## Data lines

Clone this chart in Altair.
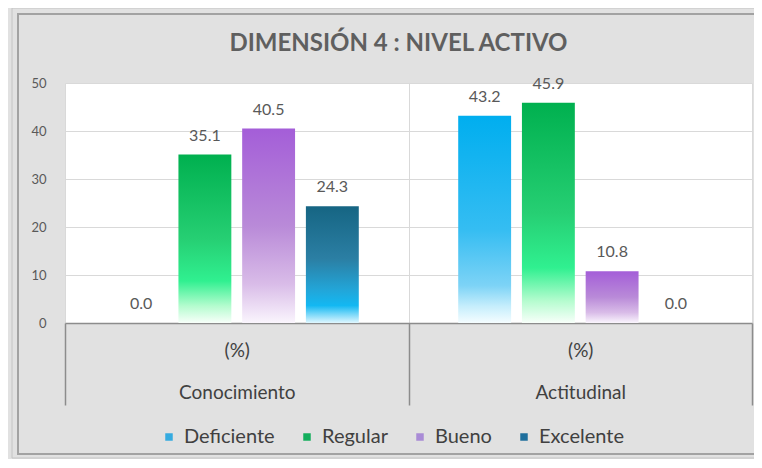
import altair as alt
import pandas as pd

# ---- data ----
groups = ["Conocimiento", "Actitudinal"]
series = ["Deficiente", "Regular", "Bueno", "Excelente"]
conocimiento = [0.0, 35.1, 40.5, 24.3]
actitudinal = [43.2, 45.9, 10.8, 0.0]
y_ticks = [0, 10, 20, 30, 40, 50]
sub_label = "(%)"
chart_title = "DIMENSIÓN 4 : NIVEL ACTIVO"

legend_colors = ["#35abe0", "#13ae5c", "#a98bd6", "#1e6f9d"]
gradient_stops = {
    "Deficiente": [(0, "#00aeef"), (0.55, "#35bdf2"), (0.82, "#7dd3f6"), (0.92, "#c6eefc"), (1, "#f5fdff")],
    "Regular": [(0, "#00b04f"), (0.5, "#26cf73"), (0.75, "#30f090"), (0.9, "#b5fccf"), (1, "#f8fffa")],
    "Bueno": [(0, "#a45ed8"), (0.5, "#b98ad8"), (0.8, "#d9bce8"), (1, "#faf5fd")],
    "Excelente": [(0, "#166583"), (0.45, "#2b7fa4"), (0.72, "#22a6d9"), (0.85, "#13b8f2"), (1, "#e0f7ff")],
}

rows = []
for g, vals in zip(groups, [conocimiento, actitudinal]):
    for s, v in zip(series, vals):
        rows.append({"grupo": g, "serie": s, "valor": v})
df = pd.DataFrame(rows)

W, H = 687, 240
FONT = "Lato"

def grad(s):
    return alt.LinearGradient(
        gradient="linear", x1=0, x2=0, y1=0, y2=1,
        stops=[alt.GradientStop(offset=o, color=c) for o, c in gradient_stops[s]],
    )

x_enc = alt.X(
    "grupo:N", sort=groups,
    scale=alt.Scale(domain=groups, paddingInner=0, paddingOuter=0),
    axis=alt.Axis(
        title=None, labelAngle=0, labelFont=FONT, labelFontSize=19, labelColor="#404040",
        labelExpr=f"datum.label ? ['{sub_label}', datum.label] : ''",
        labelLineHeight=42, labelBaseline="top",
        labelPadding=-64, ticks=True, tickBand="extent", tickSize=82, tickColor="#8c8c8c",
        tickWidth=1.5, domainColor="#8c8c8c", domainWidth=1.5, grid=True, gridColor="#d9d9d9",
        gridWidth=1,
    ),
)
xo_enc = alt.XOffset(
    "serie:N", sort=series,
    scale=alt.Scale(domain=series, paddingInner=0.17, paddingOuter=0.78),
)
y_enc = alt.Y(
    "valor:Q", scale=alt.Scale(domain=[0, 50]),
    axis=alt.Axis(
        title=None, values=y_ticks, domain=False, ticks=False, labelPadding=19,
        labelFont=FONT, labelFontSize=13, labelColor="#595959", gridColor="#d9d9d9",
    ),
)

base = alt.Chart(df).encode(x=x_enc, xOffset=xo_enc, y=y_enc)

one = alt.Data(values=[{"k": 1}])
frame_outer = alt.Chart(one).mark_rect(fill="transparent", stroke="#c4c4c4", strokeWidth=1).encode(
    x=alt.value(-53), x2=alt.value(720), y=alt.value(-75), y2=alt.value(375)
)
frame_inner = alt.Chart(one).mark_rect(fill="transparent", stroke="#a2a2a2", strokeWidth=2).encode(
    x=alt.value(-47), x2=alt.value(720), y=alt.value(-69), y2=alt.value(371)
)

bars = [base.transform_filter(alt.datum.serie == s).mark_bar(color=grad(s)) for s in series]

labels = base.mark_text(dy=-19, fontSize=16, color="#595959", font=FONT).encode(
    text=alt.Text("valor:Q", format=".1f")
)

legend_layer = base.mark_square(opacity=0).encode(
    color=alt.Color(
        "serie:N", sort=series,
        scale=alt.Scale(domain=series, range=legend_colors),
        legend=alt.Legend(
            title=None, orient="none", direction="horizontal", legendX=94, legendY=344,
            symbolType="square", symbolSize=56, symbolOpacity=1, symbolStrokeWidth=0,
            labelFont=FONT, labelFontSize=20, labelColor="#404040", labelOffset=5,
            columnPadding=22,
        ),
    )
)

chart = alt.layer(frame_outer, frame_inner, *bars, labels, legend_layer).properties(
    width=W, height=H,
    title=alt.TitleParams(
        text=chart_title, font=FONT, fontSize=24, fontWeight="bold", color="#5f5f5f",
        anchor="middle", frame="group", offset=-48, dx=-10,
    ),
    autosize=alt.AutoSizeParams(type="none"),
    padding={"left": 57, "top": 75, "right": 2, "bottom": 136},
).configure(background="#e1e1e1").configure_view(fill="white", strokeOpacity=0)

chart.save("out.html", embed_options={"renderer": "svg", "actions": False})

## Task to carry out
Transcribe the listing in full. Omit the pictures and keep every line exact.

## Exercise solution
Clone this chart in Altair.
import altair as alt
import pandas as pd

# ---- data ----
groups = ["Conocimiento", "Actitudinal"]
series = ["Deficiente", "Regular", "Bueno", "Excelente"]
conocimiento = [0.0, 35.1, 40.5, 24.3]
actitudinal = [43.2, 45.9, 10.8, 0.0]
y_ticks = [0, 10, 20, 30, 40, 50]
sub_label = "(%)"
chart_title = "DIMENSIÓN 4 : NIVEL ACTIVO"

legend_colors = ["#35abe0", "#13ae5c", "#a98bd6", "#1e6f9d"]
gradient_stops = {
    "Deficiente": [(0, "#00aeef"), (0.55, "#35bdf2"), (0.82, "#7dd3f6"), (0.92, "#c6eefc"), (1, "#f5fdff")],
    "Regular": [(0, "#00b04f"), (0.5, "#26cf73"), (0.75, "#30f090"), (0.9, "#b5fccf"), (1, "#f8fffa")],
    "Bueno": [(0, "#a45ed8"), (0.5, "#b98ad8"), (0.8, "#d9bce8"), (1, "#faf5fd")],
    "Excelente": [(0, "#166583"), (0.45, "#2b7fa4"), (0.72, "#22a6d9"), (0.85, "#13b8f2"), (1, "#e0f7ff")],
}

rows = []
for g, vals in zip(groups, [conocimiento, actitudinal]):
    for s, v in zip(series, vals):
        rows.append({"grupo": g, "serie": s, "valor": v})
df = pd.DataFrame(rows)

W, H = 687, 240
FONT = "Lato"

def grad(s):
    return alt.LinearGradient(
        gradient="linear", x1=0, x2=0, y1=0, y2=1,
        stops=[alt.GradientStop(offset=o, color=c) for o, c in gradient_stops[s]],
    )

x_enc = alt.X(
    "grupo:N", sort=groups,
    scale=alt.Scale(domain=groups, paddingInner=0, paddingOuter=0),
    axis=alt.Axis(
        title=None, labelAngle=0, labelFont=FONT, labelFontSize=19, labelColor="#404040",
        labelExpr=f"datum.label ? ['{sub_label}', datum.label] : ''",
        labelLineHeight=42, labelBaseline="top",
        labelPadding=-64, ticks=True, tickBand="extent", tickSize=82, tickColor="#8c8c8c",
        tickWidth=1.5, domainColor="#8c8c8c", domainWidth=1.5, grid=True, gridColor="#d9d9d9",
        gridWidth=1,
    ),
)
xo_enc = alt.XOffset(
    "serie:N", sort=series,
    scale=alt.Scale(domain=series, paddingInner=0.17, paddingOuter=0.78),
)
y_enc = alt.Y(
    "valor:Q", scale=alt.Scale(domain=[0, 50]),
    axis=alt.Axis(
        title=None, values=y_ticks, domain=False, ticks=False, labelPadding=19,
        labelFont=FONT, labelFontSize=13, labelColor="#595959", gridColor="#d9d9d9",
    ),
)

base = alt.Chart(df).encode(x=x_enc, xOffset=xo_enc, y=y_enc)

one = alt.Data(values=[{"k": 1}])
frame_outer = alt.Chart(one).mark_rect(fill="transparent", stroke="#c4c4c4", strokeWidth=1).encode(
    x=alt.value(-53), x2=alt.value(720), y=alt.value(-75), y2=alt.value(375)
)
frame_inner = alt.Chart(one).mark_rect(fill="transparent", stroke="#a2a2a2", strokeWidth=2).encode(
    x=alt.value(-47), x2=alt.value(720), y=alt.value(-69), y2=alt.value(371)
)

bars = [base.transform_filter(alt.datum.serie == s).mark_bar(color=grad(s)) for s in series]

labels = base.mark_text(dy=-19, fontSize=16, color="#595959", font=FONT).encode(
    text=alt.Text("valor:Q", format=".1f")
)

legend_layer = base.mark_square(opacity=0).encode(
    color=alt.Color(
        "serie:N", sort=series,
        scale=alt.Scale(domain=series, range=legend_colors),
        legend=alt.Legend(
            title=None, orient="none", direction="horizontal", legendX=94, legendY=344,
            symbolType="square", symbolSize=56, symbolOpacity=1, symbolStrokeWidth=0,
            labelFont=FONT, labelFontSize=20, labelColor="#404040", labelOffset=5,
            columnPadding=22,
        ),
    )
)

chart = alt.layer(frame_outer, frame_inner, *bars, labels, legend_layer).properties(
    width=W, height=H,
    title=alt.TitleParams(
        text=chart_title, font=FONT, fontSize=24, fontWeight="bold", color="#5f5f5f",
        anchor="middle", frame="group", offset=-48, dx=-10,
    ),
    autosize=alt.AutoSizeParams(type="none"),
    padding={"left": 57, "top": 75, "right": 2, "bottom": 136},
).configure(background="#e1e1e1").configure_view(fill="white", strokeOpacity=0)

chart.save("out.html", embed_options={"renderer": "svg", "actions": False})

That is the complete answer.